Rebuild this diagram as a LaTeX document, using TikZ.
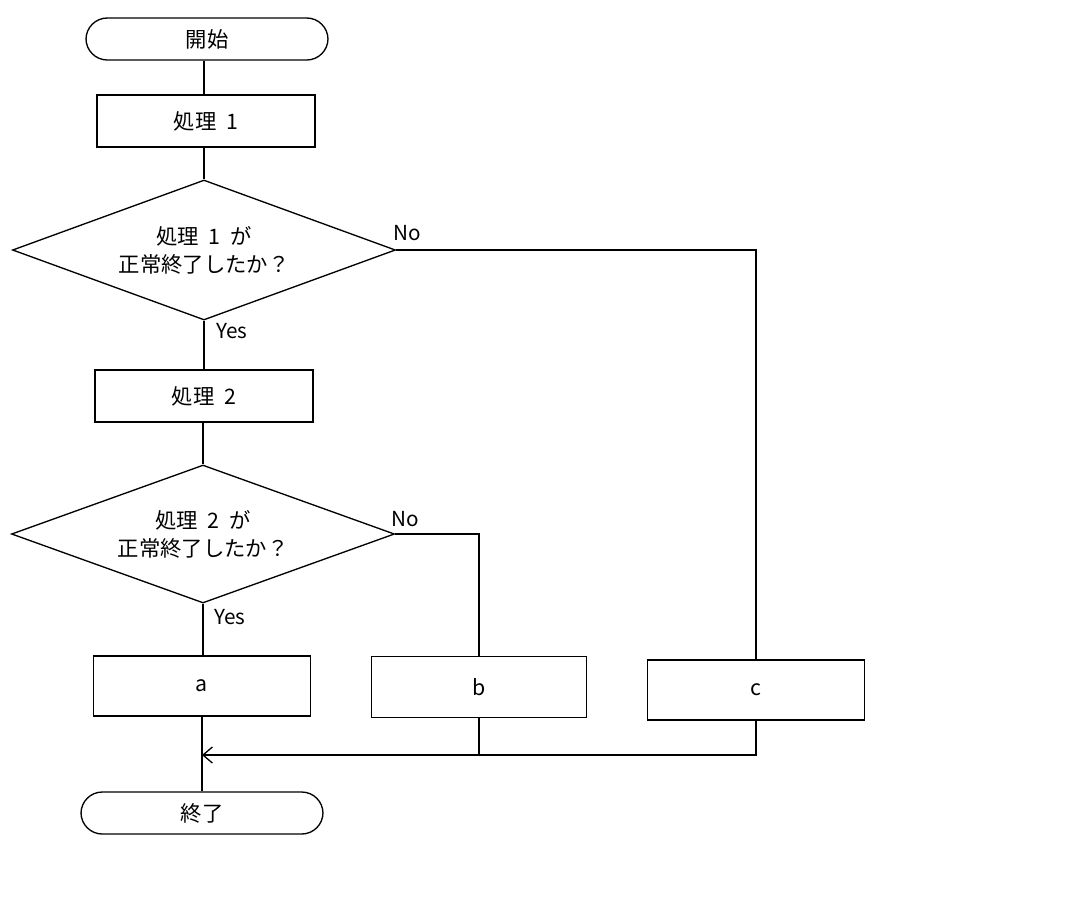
...
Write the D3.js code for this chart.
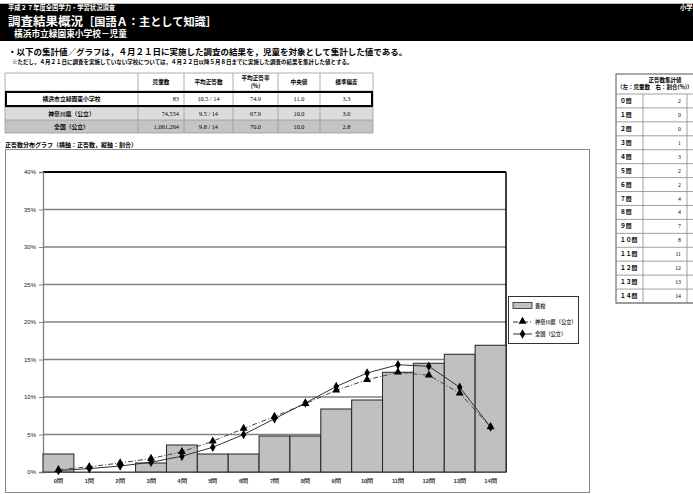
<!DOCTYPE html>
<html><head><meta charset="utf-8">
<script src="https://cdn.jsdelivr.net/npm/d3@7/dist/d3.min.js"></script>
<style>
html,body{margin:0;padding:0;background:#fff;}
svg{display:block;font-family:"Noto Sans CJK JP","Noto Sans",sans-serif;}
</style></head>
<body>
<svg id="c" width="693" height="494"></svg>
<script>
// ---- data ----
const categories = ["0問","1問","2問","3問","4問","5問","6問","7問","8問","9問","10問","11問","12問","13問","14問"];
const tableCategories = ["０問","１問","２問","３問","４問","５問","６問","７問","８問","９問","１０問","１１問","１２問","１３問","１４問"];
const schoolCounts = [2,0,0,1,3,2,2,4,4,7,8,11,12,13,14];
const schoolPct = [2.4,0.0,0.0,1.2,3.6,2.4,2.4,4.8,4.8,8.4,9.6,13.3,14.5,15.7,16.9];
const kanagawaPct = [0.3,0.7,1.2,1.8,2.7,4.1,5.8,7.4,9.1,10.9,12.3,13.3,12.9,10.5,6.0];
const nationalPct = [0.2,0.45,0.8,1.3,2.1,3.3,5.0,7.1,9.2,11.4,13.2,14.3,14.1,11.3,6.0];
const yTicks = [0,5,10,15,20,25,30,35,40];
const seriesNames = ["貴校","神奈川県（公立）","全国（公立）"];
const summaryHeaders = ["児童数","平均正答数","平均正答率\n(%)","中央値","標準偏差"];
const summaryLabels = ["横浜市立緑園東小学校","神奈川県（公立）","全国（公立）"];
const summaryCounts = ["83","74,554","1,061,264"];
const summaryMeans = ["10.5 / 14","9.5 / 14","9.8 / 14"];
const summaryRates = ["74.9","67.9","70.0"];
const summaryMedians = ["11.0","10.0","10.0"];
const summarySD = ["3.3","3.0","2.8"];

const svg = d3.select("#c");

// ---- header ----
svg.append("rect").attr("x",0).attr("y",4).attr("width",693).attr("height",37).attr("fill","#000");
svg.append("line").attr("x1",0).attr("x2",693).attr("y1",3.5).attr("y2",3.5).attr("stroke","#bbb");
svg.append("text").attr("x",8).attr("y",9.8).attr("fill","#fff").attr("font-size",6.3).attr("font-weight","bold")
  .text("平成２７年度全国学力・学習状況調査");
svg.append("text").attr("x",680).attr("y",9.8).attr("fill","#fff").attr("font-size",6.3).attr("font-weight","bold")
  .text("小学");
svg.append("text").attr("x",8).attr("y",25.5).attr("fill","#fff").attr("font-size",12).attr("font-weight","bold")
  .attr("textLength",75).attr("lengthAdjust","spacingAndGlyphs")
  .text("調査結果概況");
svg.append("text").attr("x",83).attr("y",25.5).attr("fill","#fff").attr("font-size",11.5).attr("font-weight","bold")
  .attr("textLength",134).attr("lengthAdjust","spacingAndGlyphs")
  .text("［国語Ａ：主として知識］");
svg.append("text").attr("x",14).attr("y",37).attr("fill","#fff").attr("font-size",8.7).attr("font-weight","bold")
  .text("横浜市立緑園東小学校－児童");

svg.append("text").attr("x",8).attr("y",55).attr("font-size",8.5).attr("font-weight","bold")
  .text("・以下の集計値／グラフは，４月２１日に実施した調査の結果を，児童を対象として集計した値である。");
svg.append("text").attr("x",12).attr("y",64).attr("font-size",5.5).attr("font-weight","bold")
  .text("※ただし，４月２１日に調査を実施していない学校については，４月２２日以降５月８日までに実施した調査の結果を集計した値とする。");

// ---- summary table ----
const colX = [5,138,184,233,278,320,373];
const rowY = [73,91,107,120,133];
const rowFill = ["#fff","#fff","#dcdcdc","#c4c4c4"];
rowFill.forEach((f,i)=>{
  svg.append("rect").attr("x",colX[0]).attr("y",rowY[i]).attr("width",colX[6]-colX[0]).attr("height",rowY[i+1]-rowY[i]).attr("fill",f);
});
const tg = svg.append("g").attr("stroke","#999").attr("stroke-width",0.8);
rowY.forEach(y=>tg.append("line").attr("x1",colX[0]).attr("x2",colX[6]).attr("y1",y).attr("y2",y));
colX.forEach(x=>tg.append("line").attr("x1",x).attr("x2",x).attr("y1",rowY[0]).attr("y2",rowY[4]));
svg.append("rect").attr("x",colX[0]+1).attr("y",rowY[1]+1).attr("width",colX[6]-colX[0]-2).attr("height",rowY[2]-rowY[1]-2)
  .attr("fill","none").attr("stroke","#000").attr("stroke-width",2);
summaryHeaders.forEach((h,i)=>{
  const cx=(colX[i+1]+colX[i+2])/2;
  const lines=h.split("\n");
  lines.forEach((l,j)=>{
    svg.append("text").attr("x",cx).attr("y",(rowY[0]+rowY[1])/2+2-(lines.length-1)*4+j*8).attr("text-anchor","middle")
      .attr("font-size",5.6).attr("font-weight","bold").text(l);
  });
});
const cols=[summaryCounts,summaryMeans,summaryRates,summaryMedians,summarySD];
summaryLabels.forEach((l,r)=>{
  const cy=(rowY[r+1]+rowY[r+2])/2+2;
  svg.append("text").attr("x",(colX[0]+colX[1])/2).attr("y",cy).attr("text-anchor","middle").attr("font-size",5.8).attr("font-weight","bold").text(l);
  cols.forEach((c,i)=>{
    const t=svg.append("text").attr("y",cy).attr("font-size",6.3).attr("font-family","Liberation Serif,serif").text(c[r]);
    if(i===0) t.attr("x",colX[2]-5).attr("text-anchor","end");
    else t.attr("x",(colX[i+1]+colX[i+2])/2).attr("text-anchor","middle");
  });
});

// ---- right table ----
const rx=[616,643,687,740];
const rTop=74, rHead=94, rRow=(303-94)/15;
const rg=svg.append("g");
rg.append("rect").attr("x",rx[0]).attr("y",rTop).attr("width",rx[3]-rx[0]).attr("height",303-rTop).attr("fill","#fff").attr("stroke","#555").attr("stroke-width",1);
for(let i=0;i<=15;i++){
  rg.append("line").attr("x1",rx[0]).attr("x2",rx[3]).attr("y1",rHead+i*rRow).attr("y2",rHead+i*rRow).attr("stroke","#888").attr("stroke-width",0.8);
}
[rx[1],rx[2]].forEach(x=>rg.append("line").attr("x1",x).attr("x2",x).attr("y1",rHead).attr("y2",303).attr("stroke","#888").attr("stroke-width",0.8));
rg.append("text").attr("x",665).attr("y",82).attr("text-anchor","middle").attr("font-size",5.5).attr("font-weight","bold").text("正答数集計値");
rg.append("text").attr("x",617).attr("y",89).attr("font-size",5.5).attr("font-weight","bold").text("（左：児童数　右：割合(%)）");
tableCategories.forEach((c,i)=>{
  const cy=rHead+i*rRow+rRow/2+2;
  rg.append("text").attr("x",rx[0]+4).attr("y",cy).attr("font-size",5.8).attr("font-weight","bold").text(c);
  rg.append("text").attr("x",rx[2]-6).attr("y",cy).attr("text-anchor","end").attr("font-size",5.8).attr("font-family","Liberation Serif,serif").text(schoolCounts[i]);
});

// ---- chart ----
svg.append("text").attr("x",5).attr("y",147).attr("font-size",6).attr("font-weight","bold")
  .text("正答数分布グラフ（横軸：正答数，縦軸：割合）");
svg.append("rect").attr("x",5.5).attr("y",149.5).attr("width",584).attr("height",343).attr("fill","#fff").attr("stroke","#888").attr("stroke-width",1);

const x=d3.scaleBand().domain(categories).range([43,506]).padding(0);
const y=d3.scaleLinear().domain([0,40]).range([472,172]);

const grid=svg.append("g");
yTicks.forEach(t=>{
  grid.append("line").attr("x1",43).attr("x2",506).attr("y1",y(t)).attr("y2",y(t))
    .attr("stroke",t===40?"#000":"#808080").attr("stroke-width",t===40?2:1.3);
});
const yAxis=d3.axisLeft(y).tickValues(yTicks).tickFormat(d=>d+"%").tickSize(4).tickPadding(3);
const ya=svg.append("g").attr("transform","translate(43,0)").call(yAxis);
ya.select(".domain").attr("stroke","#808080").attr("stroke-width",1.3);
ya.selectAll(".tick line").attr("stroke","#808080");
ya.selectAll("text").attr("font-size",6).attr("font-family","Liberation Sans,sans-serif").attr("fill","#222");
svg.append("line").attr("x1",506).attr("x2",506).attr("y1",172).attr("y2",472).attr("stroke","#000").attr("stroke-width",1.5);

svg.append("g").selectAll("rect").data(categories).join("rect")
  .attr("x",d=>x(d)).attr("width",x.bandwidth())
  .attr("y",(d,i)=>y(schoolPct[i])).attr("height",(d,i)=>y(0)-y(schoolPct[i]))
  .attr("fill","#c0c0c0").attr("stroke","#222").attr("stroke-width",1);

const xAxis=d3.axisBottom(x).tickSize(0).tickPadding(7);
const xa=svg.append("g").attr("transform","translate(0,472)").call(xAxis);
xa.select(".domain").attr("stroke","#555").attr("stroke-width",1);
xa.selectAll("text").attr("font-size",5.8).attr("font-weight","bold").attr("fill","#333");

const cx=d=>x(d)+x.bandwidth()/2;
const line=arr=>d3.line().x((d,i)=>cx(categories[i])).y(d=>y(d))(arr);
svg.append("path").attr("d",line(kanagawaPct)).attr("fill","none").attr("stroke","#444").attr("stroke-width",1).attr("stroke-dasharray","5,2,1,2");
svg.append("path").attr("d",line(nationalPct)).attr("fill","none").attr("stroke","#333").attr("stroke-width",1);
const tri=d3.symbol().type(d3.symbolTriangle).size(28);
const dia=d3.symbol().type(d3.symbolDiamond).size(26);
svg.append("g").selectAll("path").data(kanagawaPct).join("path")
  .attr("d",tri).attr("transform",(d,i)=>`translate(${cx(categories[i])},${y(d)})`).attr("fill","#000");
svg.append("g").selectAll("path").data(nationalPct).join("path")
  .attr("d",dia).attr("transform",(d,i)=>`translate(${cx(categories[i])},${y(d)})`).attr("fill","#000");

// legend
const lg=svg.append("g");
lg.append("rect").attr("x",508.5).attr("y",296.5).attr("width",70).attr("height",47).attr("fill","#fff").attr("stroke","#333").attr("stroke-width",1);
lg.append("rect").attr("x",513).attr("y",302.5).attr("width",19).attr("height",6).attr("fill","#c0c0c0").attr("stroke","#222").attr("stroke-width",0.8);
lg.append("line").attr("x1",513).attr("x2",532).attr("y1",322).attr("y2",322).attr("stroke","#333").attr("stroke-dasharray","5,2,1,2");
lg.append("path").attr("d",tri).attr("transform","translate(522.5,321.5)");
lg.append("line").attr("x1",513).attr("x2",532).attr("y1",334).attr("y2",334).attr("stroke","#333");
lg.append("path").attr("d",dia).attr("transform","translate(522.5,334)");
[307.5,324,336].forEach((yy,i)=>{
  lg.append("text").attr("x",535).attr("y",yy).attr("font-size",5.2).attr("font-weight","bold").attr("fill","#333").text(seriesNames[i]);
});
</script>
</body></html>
...
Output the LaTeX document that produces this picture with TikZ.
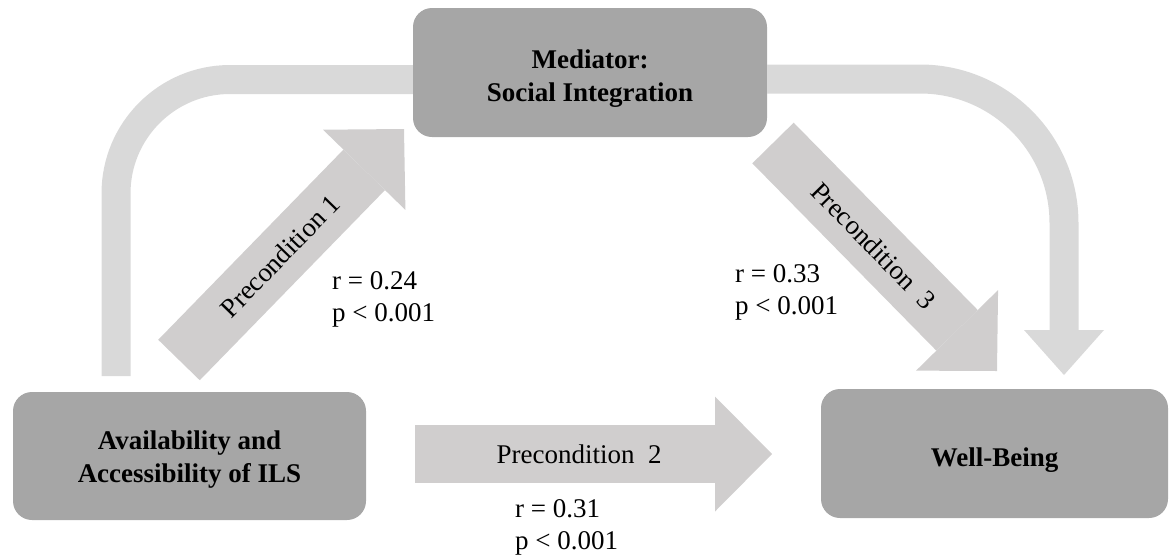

→ **Exercise**: Find every line in the entries that includes the word "TikZ", then state how many there are and nothing else.

→ **Right answer**: 2